Radon Radon

Complementary instructions

Complementary instructions

Complementary instructions are additional instructions related to the application of the RT reference card RT 81-11099, LVI 37-10513, KH 27-00510.

The instructions are based on STUK’s own studies and experiences of the authorities, companies and developers.

1. Exhaust pipe must be installed open all the way out

The exhaust pipe is installed above the roof during construction. This eliminates alterations which are necessary in retrofitting. The end of the pipe must be left open and equipped with a suitable rain cap. Passive radon piping reduces radon concentration even without a suction machine. However, the effect is much less efficient than what is achieved with suction.

2. Looped or branched piping

Branched piping is the best solution for semi-detached houses and row houses. As extremely coarse backfill materials that are highly permeable to air are nowadays used under the slab, the efficiency of looped piping even in a semidetached house may be sufficient only in the part of the house in which the exhaust duct is installed. On the other side of the house, air flow may be insufficient.

3. Sub-slab suction may be inefficient

The capacity of sub-slab suction to reduce the radon concentration is limited. For houses that have coarse backfill material and, possibly, additional coarse material underneath and outside the foundation wall, sub-slab suction may be sufficiently efficient only at very strong currents of air. An airflow that lowers the radon level enough may exceed the rated airflow multifold. Exceeding the rated airflow may lead to problems with cold or frost.  Therefore, sealing must be installed with care, and radon prevention must not rely on the radon piping only.

4. The need for sealing

The sealing of the joint between the ground slab and footing with bitumen felt and sealing of penetrations are essential radon prevention measures. Sub-slab suction may not function properly in demanding conditions, which is why radon prevention should not solely rely on it. Sealing can also promote the functioning of sub-slab suction. The guidelines are based on the assumption that both the sealing and the installation of the radon piping are carried out.

5. Sealing of the bitumen felt joints

Unsealed bitumen felt joints will leak. Bitumen felt joints in straight sections and corners are made to overlap by at least 50 mm. Joints in weldable products are sealed by heating. If glueable (not weldable) products are used, the joints are glued using suitable adhesives (such as sealing adhesive Katepal K-36 or hot bitumen). The seams of molten corner joints are secured with sealing adhesive when necessary. Practical instructions can be found in manufacturers’ RT reference cards, such as Perustusten kosteuden ja radonin eristys, RT L-37529, RT/KH 382-37529. Katepal Oy.

6. Avoid penetrations in base floor

Penetrations that break the bitumen felt reduce tightness and cause demanding additional work. Try to avoid electric conduits in the floor slab. Joints remaining at the bottom surface of the slab can be leakage routes.
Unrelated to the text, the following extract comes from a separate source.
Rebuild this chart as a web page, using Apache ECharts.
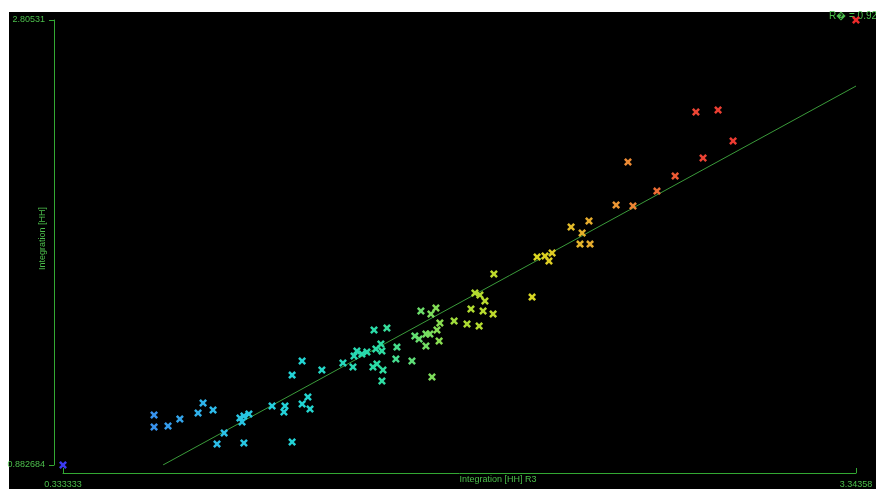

Using seamless conduits reduces the probability of leakage. Concentrating penetrations to the engineering and utility services room, for example, facilitates the sealing work.

7. Sealing of penetrations

In unfavourable conditions, a single unsealed penetration can increase the radon concentration above the action level. Penetrations should be sealed as early as possible, before they are encased inside partition walls. When necessary, additional casting and suitable elastic sealing compounds are used for sealing in accordance with the RT reference card.

8. Sealing is required also in the engineering and utility services room

Unsealed penetrations and floor joints in the engineering and utility services room can increase the radon concentration of the room to several thousand Bq/m3. Air usually moves from the engineering and utility services room to living areas, increasing their radon concentration.

9. Ground-supported walls and stepped structures

Lightweight concrete block walls that are in contact with soil are significant routes for leakage. The entire outer surface of such a wall that is underground must be sealed with bitumen felt in accordance with the manufacturer’s instructions. A similar sealing requirement applies to stepped structures. In stepped structures, the joint between the vertical wall and the slab is sealed with bitumen felt, applying the instructions provided by the RT reference card and manufacturers.

10. Crawl space construction and monolithic slab are safe solutions

With regard to radon control, crawl space foundation and monolithic slab are technically easier and more reliable foundation solutions than the normal solution with a ground-supported floor slab and separate foundation wall. In houses with these foundation solutions, the maximum value is exceeded considerably less often compared with ground-supported floor slab solutions. In houses with crawl space, the base floor and its joints and penetrations must be carefully sealed, and the crawl space must be properly ventilated. Monolithic slabs do not have leaking seams or joints, but it is still important to seal penetrations.